#### TASK DIRECTIONS
Could you copy exactly the lines from the start of the records through the one containing "-- (557,254) -- (537,240)", both included, and leave out the pictures?
>>>
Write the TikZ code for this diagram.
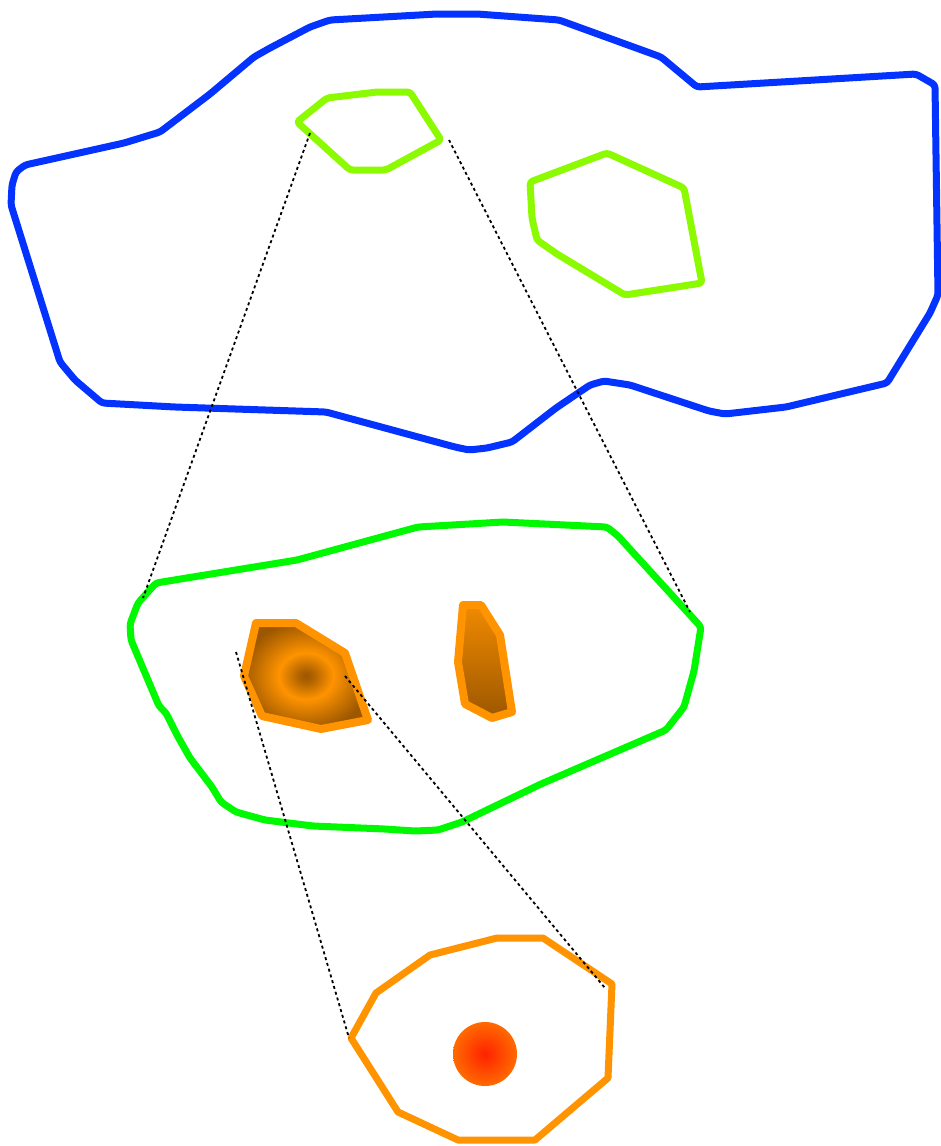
\documentclass[tikz,border=0pt]{standalone}
\usetikzlibrary{calc}

\definecolor{regionblue}{HTML}{0433FF}
\definecolor{zonelime}{HTML}{8CFA00}
\definecolor{zonegreen}{HTML}{00F900}
\definecolor{cellorange}{HTML}{FF9300}
\definecolor{celldark}{HTML}{9C5700}
\definecolor{coreorange}{HTML}{FF6A00}
\definecolor{corered}{HTML}{FF2200}

\pgfdeclareradialshading{ringshade}{\pgfpoint{0bp}{0bp}}{%
  color(0bp)=(celldark); color(3bp)=(celldark!80!cellorange);
  color(11bp)=(cellorange); color(19bp)=(celldark!55!cellorange);
  color(26bp)=(celldark); color(100bp)=(celldark)}

\begin{document}
\begin{tikzpicture}[
    x=1pt, y=-1pt,
    outline/.style={line width=7pt, line join=round, rounded corners=3pt},
    region/.style={outline, draw=regionblue},
    zone/.style={outline, draw=zonelime},
    area/.style={outline, draw=zonegreen},
    cell/.style={line width=8pt, line join=round, draw=cellorange},
    zoomline/.style={dash pattern=on 3pt off 3pt, line width=1.8pt}
]
    \useasboundingbox (0,0) rectangle (941,1146);

    % top level region
    \draw[region] (330,20) -- (437,14) -- (477,14) -- (559,20) -- (661,57) -- (697,87)
        -- (916,74) -- (935,85) -- (938,295) -- (930,313) -- (887,383) -- (786,407)
        -- (725,414) -- (709,411) -- (630,385) -- (604,381) -- (590,385) -- (556,408)
        -- (512,442) -- (487,448) -- (469,450) -- (455,447) -- (326,412) -- (175,407)
        -- (102,403) -- (75,380) -- (60,362) -- (11,205) -- (12,185) -- (16,172)
        -- (25,165) -- (124,143) -- (160,132) -- (210,94) -- (254,57) -- (270,48)
        -- (310,27) -- cycle;

    % zones inside the region
    \draw[zone] (297,122) -- (327,98) -- (377,92) -- (410,92) -- (441,140)
        -- (386,170) -- (350,170) -- cycle;
    \draw[zone] (530,182) -- (607,153) -- (684,188) -- (702,283) -- (625,295)
        -- (557,254) -- (537,240) -- (532,218) -- cycle;

    % magnified zone
    \draw[area] (156,583) -- (297,560) -- (418,527) -- (503,522) -- (607,527)
        -- (618,536) -- (701,627) -- (694,671) -- (684,707) -- (666,730) -- (541,784)
        -- (462,822) -- (438,830) -- (415,831) -- (385,829) -- (313,826) -- (265,820)
        -- (236,812) -- (221,802) -- (212,787) -- (190,758) -- (177,735) -- (166,713)
        -- (159,706) -- (131,640) -- (130,624) -- (138,603) -- cycle;

    % cells
    \draw[cell, shading=ringshade] (256,623) -- (296,623) -- (345,653) -- (368,720)
        -- (321,729) -- (262,716) -- (244,676) -- cycle;
    \draw[cell, top color=cellorange!85!celldark, bottom color=celldark]
        (463,605) -- (481,605) -- (500,635) -- (512,712) -- (492,718) -- (465,704)
        -- (458,662) -- cycle;

    % magnified cell
    \draw[cell, line width=7pt] (376,993) -- (430,955) -- (497,938) -- (543,938)
        -- (612,984) -- (608,1078) -- (535,1140) -- (458,1140) -- (398,1112)
        -- (351,1038) -- cycle;
    \shade[inner color=corered, outer color=coreorange] (485,1054) circle (32);

    % zoom guides
    \coordinate (zoneL) at (310,133);
    \coordinate (zoneR) at (449,140);
    \coordinate (areaL) at (143,598);
    \coordinate (areaR) at (690,612);
    \coordinate (cellL) at (236,652);
    \coordinate (cellR) at (345,676);
    \coordinate (nucL) at (349,1038);
    \coordinate (nucR) at (605,988);
    \draw[zoomline] (zoneL) -- (areaL);
    \draw[zoomline] (zoneR) -- (areaR);
    \draw[zoomline] (cellL) -- (nucL);
    \draw[zoomline] (cellR) -- (nucR);
\end{tikzpicture}
\end{document}
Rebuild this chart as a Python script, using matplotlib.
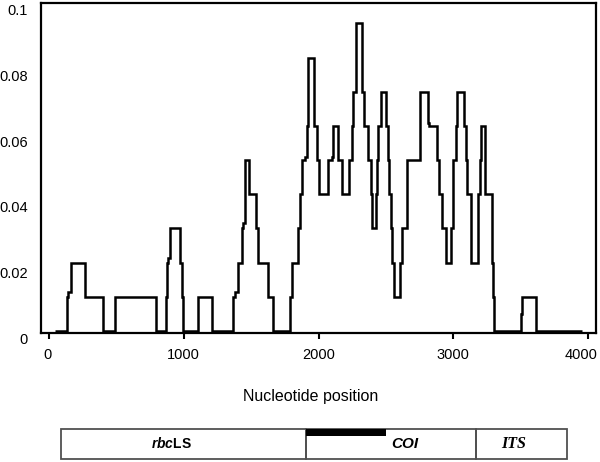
import matplotlib
matplotlib.use("Agg")
import matplotlib.pyplot as plt
from matplotlib.patches import Rectangle
from matplotlib.transforms import ScaledTranslation

# ---- data (step profile: start position of each step and its value) ----
positions = [45, 131, 143, 161, 267, 403, 490, 792, 866, 873, 885, 898, 972, 984, 996,
             1105, 1207, 1363, 1380, 1406, 1430, 1441, 1454, 1486, 1536, 1553, 1627, 1664,
             1788, 1800, 1849, 1862, 1875, 1899, 1912, 1919, 1966, 1990, 2005, 2072, 2097,
             2109, 2146, 2171, 2228, 2246, 2257, 2275, 2324, 2337, 2369, 2389, 2394, 2426,
             2435, 2443, 2461, 2500, 2513, 2524, 2535, 2547, 2562, 2604, 2621, 2659, 2752,
             2814, 2821, 2876, 2893, 2915, 2949, 2982, 2997, 3016, 3030, 3079, 3090, 3103,
             3128, 3134, 3185, 3197, 3205, 3232, 3284, 3296, 3303, 3499, 3509, 3613, 3952]
values = [0, 0.0104, 0.0120, 0.0208, 0.0104, 0, 0.0104, 0, 0.0104, 0.0208, 0.0224, 0.0313,
          0.0208, 0.0104, 0, 0.0104, 0, 0.0104, 0.0120, 0.0208, 0.0313, 0.0330, 0.0521,
          0.0417, 0.0313, 0.0208, 0.0104, 0, 0.0104, 0.0208, 0.0313, 0.0417, 0.0521, 0.0531,
          0.0625, 0.0833, 0.0625, 0.0521, 0.0417, 0.0521, 0.0531, 0.0625, 0.0521, 0.0417,
          0.0521, 0.0625, 0.0729, 0.0938, 0.0729, 0.0625, 0.0521, 0.0417, 0.0313, 0.0417,
          0.0521, 0.0625, 0.0729, 0.0625, 0.0521, 0.0417, 0.0313, 0.0208, 0.0104, 0.0208,
          0.0313, 0.0521, 0.0729, 0.0635, 0.0625, 0.0521, 0.0417, 0.0313, 0.0208, 0.0313,
          0.0521, 0.0625, 0.0729, 0.0625, 0.0521, 0.0417, 0.0313, 0.0208, 0.0417, 0.0521,
          0.0625, 0.0417, 0.0208, 0.0104, 0, 0.0052, 0.0104, 0, 0]

x_ticks = [0, 1000, 2000, 3000, 4000]
x_tick_labels = ["0", "1000", "2000", "3000", "4000"]
y_ticks = [0, 0.02, 0.04, 0.06, 0.08, 0.1]
y_tick_labels = ["0", "0.02", "0.04", "0.06", "0.08", "0.1"]
x_label = "Nucleotide position"

genes = [r"$\mathbf{rbc}$LS", "COI", "ITS"]
gene_starts = [87, 1906, 3168]
gene_ends = [1906, 3168, 3843]
gene_label_x = [905, 2640, 3450]
marker_region = [1906, 2500]

plt.rcParams['font.family'] = ['Liberation Sans', 'DejaVu Sans']
plt.rcParams['mathtext.fontset'] = 'custom'
plt.rcParams['mathtext.bf'] = 'Liberation Sans:bold:italic'

fig = plt.figure(figsize=(6, 4.62), dpi=100)
fig.patch.set_facecolor('white')
ax = fig.add_axes([41 / 600, 1 - 333 / 462, 555 / 600, 330 / 462])

ax.step(positions, values, where='post', color='black', lw=1.8,
        solid_joinstyle='miter', solid_capstyle='butt')

ax.set_xlim(-59, 4058)
ax.set_ylim(-0.0006, 0.0991)
ax.set_xticks(x_ticks)
ax.set_xticklabels(x_tick_labels)
ax.set_yticks(y_ticks)
ax.set_yticklabels(y_tick_labels)
ax.tick_params(axis='x', direction='out', length=4, width=1.5, pad=7, labelsize=10.5)
ax.tick_params(axis='y', length=0, pad=9.5, labelsize=10.5)
for sp in ax.spines.values():
    sp.set_linewidth(1.6)
offset = ScaledTranslation(0, -0.07, fig.dpi_scale_trans)
for lab in ax.get_yticklabels():
    lab.set_transform(lab.get_transform() + offset)
xlabs = ax.get_xticklabels()
xlabs[0].set_transform(xlabs[0].get_transform() + ScaledTranslation(-0.015, 0, fig.dpi_scale_trans))
xlabs[-1].set_transform(xlabs[-1].get_transform() + ScaledTranslation(-0.07, 0, fig.dpi_scale_trans))

fig.text(311 / 600, 1 - 397 / 462, x_label, ha='center', va='center', fontsize=11.5)

# ---- gene map ----
gax = fig.add_axes([41 / 600, 3 / 462, 555 / 600, 30 / 462], sharex=ax)
gax.set_ylim(0, 1)
gax.axis('off')
for s, e in zip(gene_starts, gene_ends):
    gax.add_patch(Rectangle((s, 0), e - s, 1, fill=False, edgecolor='#505050',
                            lw=1.3, clip_on=False))
gax.add_patch(Rectangle((marker_region[0], 1 - 7 / 30), marker_region[1] - marker_region[0],
                        7 / 30, facecolor='black', edgecolor='none', clip_on=False))

gax.text(gene_label_x[0], 0.5, genes[0], ha='center', va='center', fontsize=10,
         fontweight='bold')
gax.text(gene_label_x[1], 0.5, genes[1], ha='center', va='center', fontsize=11,
         fontweight='bold', fontstyle='italic')
gax.text(gene_label_x[2], 0.5, genes[2], ha='center', va='center', fontsize=11.5,
         fontweight='bold', fontstyle='italic', family=['Liberation Serif', 'DejaVu Serif'])

fig.savefig("out.png", dpi=100, facecolor='white')
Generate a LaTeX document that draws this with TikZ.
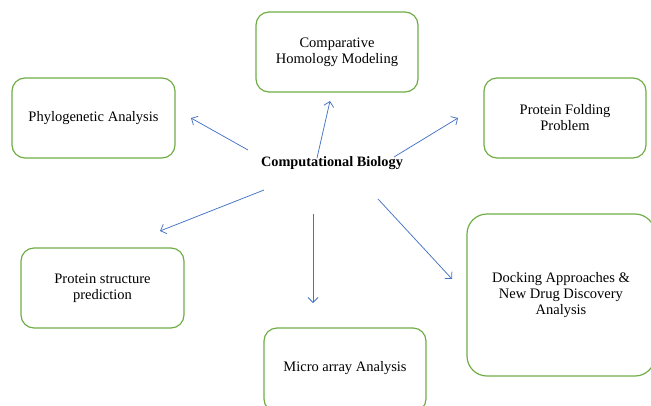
\documentclass[tikz,border=0pt]{standalone}
\usepackage{fontspec}
\setmainfont{Liberation Serif}
\usetikzlibrary{arrows.meta}
\definecolor{boxgreen}{RGB}{112,173,71}
\definecolor{arrowblue}{RGB}{68,114,196}
\begin{document}
\begin{tikzpicture}[x=1pt,y=-1pt,
  topic/.style={draw=boxgreen,line width=1.2pt,rounded corners=13pt,align=center,
    font=\fontsize{14.5}{16}\selectfont,inner sep=0pt},
  link/.style={draw=arrowblue,line width=0.75pt,-{Straight Barb[length=5pt,width=10pt]}}]
\useasboundingbox (0,0) rectangle (651,405);
\clip (0,0) rectangle (651,405);

% topic boxes
\node[topic,minimum width=162pt,minimum height=80pt] (cmp) at (337,52) {Comparative\\Homology Modeling};
\node[topic,minimum width=163pt,minimum height=80pt] (phy) at (93.5,118) {Phylogenetic Analysis};
\node[topic,minimum width=162pt,minimum height=80pt] (fold) at (565,118) {Protein Folding\\Problem};
\node[topic,minimum width=163pt,minimum height=80pt] (str) at (102.5,288) {Protein structure\\prediction};
\node[topic,minimum width=188pt,minimum height=162pt,rounded corners=20pt] (dock) at (561,295) {Docking Approaches \&\\New Drug Discovery\\Analysis};
\node[topic,minimum width=162pt,minimum height=84pt] (micro) at (345,370) {};
\node[font=\fontsize{14.5}{16}\selectfont] (microtxt) at (345,368) {Micro array Analysis};

% central label
\node[font=\bfseries\fontsize{14.3}{16}\selectfont] (cb) at (332,163) {Computational Biology};

% connector end points
\coordinate (s1) at (248,150); \coordinate (e1) at (191,118);
\coordinate (s2) at (317,158); \coordinate (e2) at (330,101);
\coordinate (s3) at (394,157); \coordinate (e3) at (458,118);
\coordinate (s4) at (264,190); \coordinate (e4) at (160,231);
\coordinate (s5) at (313,214); \coordinate (e5) at (313,303);
\coordinate (s6) at (378,199); \coordinate (e6) at (452,279);

\draw[link] (s1) -- (e1);
\draw[link] (s2) -- (e2);
\draw[link] (s3) -- (e3);
\draw[link] (s4) -- (e4);
\draw[link] (s5) -- (e5);
\draw[link] (s6) -- (e6);
\end{tikzpicture}
\end{document}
<<<
#### TASK RESPONSE
Write the TikZ code for this diagram.
\documentclass[tikz,border=0pt]{standalone}
\usetikzlibrary{calc}

\definecolor{regionblue}{HTML}{0433FF}
\definecolor{zonelime}{HTML}{8CFA00}
\definecolor{zonegreen}{HTML}{00F900}
\definecolor{cellorange}{HTML}{FF9300}
\definecolor{celldark}{HTML}{9C5700}
\definecolor{coreorange}{HTML}{FF6A00}
\definecolor{corered}{HTML}{FF2200}

\pgfdeclareradialshading{ringshade}{\pgfpoint{0bp}{0bp}}{%
  color(0bp)=(celldark); color(3bp)=(celldark!80!cellorange);
  color(11bp)=(cellorange); color(19bp)=(celldark!55!cellorange);
  color(26bp)=(celldark); color(100bp)=(celldark)}

\begin{document}
\begin{tikzpicture}[
    x=1pt, y=-1pt,
    outline/.style={line width=7pt, line join=round, rounded corners=3pt},
    region/.style={outline, draw=regionblue},
    zone/.style={outline, draw=zonelime},
    area/.style={outline, draw=zonegreen},
    cell/.style={line width=8pt, line join=round, draw=cellorange},
    zoomline/.style={dash pattern=on 3pt off 3pt, line width=1.8pt}
]
    \useasboundingbox (0,0) rectangle (941,1146);

    % top level region
    \draw[region] (330,20) -- (437,14) -- (477,14) -- (559,20) -- (661,57) -- (697,87)
        -- (916,74) -- (935,85) -- (938,295) -- (930,313) -- (887,383) -- (786,407)
        -- (725,414) -- (709,411) -- (630,385) -- (604,381) -- (590,385) -- (556,408)
        -- (512,442) -- (487,448) -- (469,450) -- (455,447) -- (326,412) -- (175,407)
        -- (102,403) -- (75,380) -- (60,362) -- (11,205) -- (12,185) -- (16,172)
        -- (25,165) -- (124,143) -- (160,132) -- (210,94) -- (254,57) -- (270,48)
        -- (310,27) -- cycle;

    % zones inside the region
    \draw[zone] (297,122) -- (327,98) -- (377,92) -- (410,92) -- (441,140)
        -- (386,170) -- (350,170) -- cycle;
    \draw[zone] (530,182) -- (607,153) -- (684,188) -- (702,283) -- (625,295)
        -- (557,254) -- (537,240) -- (532,218) -- cycle;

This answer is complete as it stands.